Žiga Kolar, David Susič, Martin Konečnik, Domen Prestor, Tomo Pejanovič Nosaka, Bajko Kulauzović, Jan Kalin and Matjaž Gams

Abstract
Accurate vehicle axle weight estimation is essential for the maintenance and safety of transportation infrastructure. This study evaluates and compares the performance of various algorithms
for axle weight prediction using time-series data. The algorithms assessed include traditional machine learning models (e.g., random forest) and advanced deep learning techniques (e.g., convolutional neural networks). The evaluation utilized datasets comprising time-series data from 10 sensors positioned on a single lane of a bridge, with the goal of predicting each vehicle’s axle weights based on the signals from these sensors. Each algorithm’s performance was measured against the OIML R-134 recommendation, where a prediction was classified as accurate if the error was within ±4 percent for two-axle vehicles and ±8 percent for vehicles with more than two axles.
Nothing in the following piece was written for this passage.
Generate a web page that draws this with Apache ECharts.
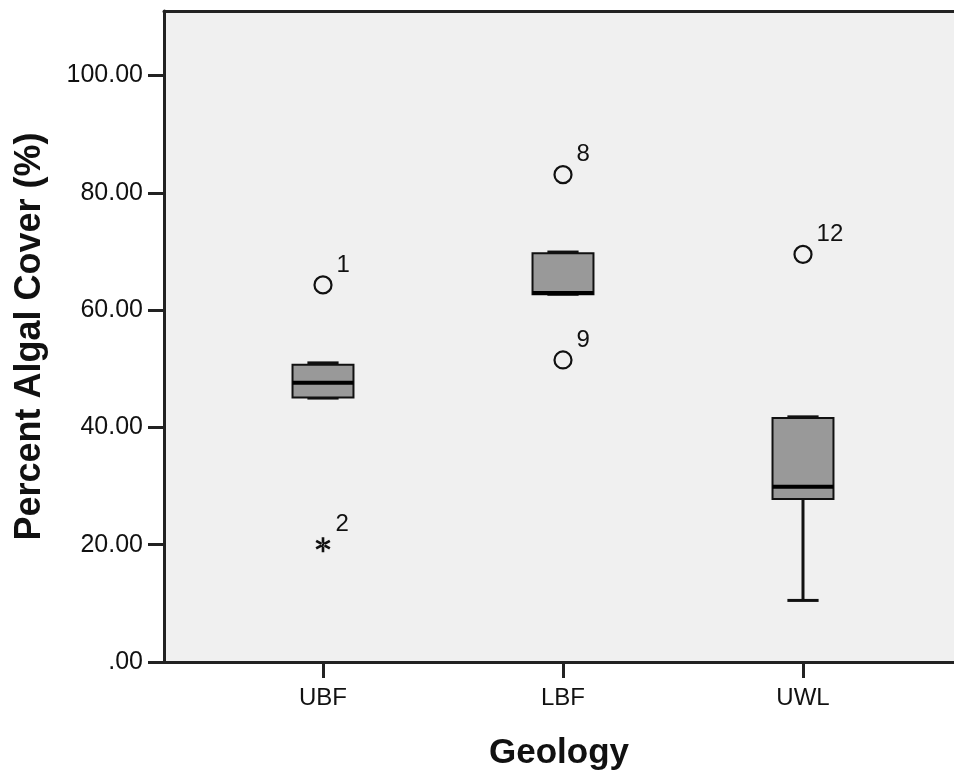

Tests were conducted on several bridges, with this paper presenting detailed results from the Lopata bridge. Findings indicate that deep learning models, particularly convolutional neural networks, significantly outperform traditional methods in terms of accuracy and their ability to adapt to complex patterns in time-series data. This study provides a
valuable reference for researchers and practitioners aiming to enhance axle weight prediction systems, thereby contributing to more effective infrastructure management and safety monitoring.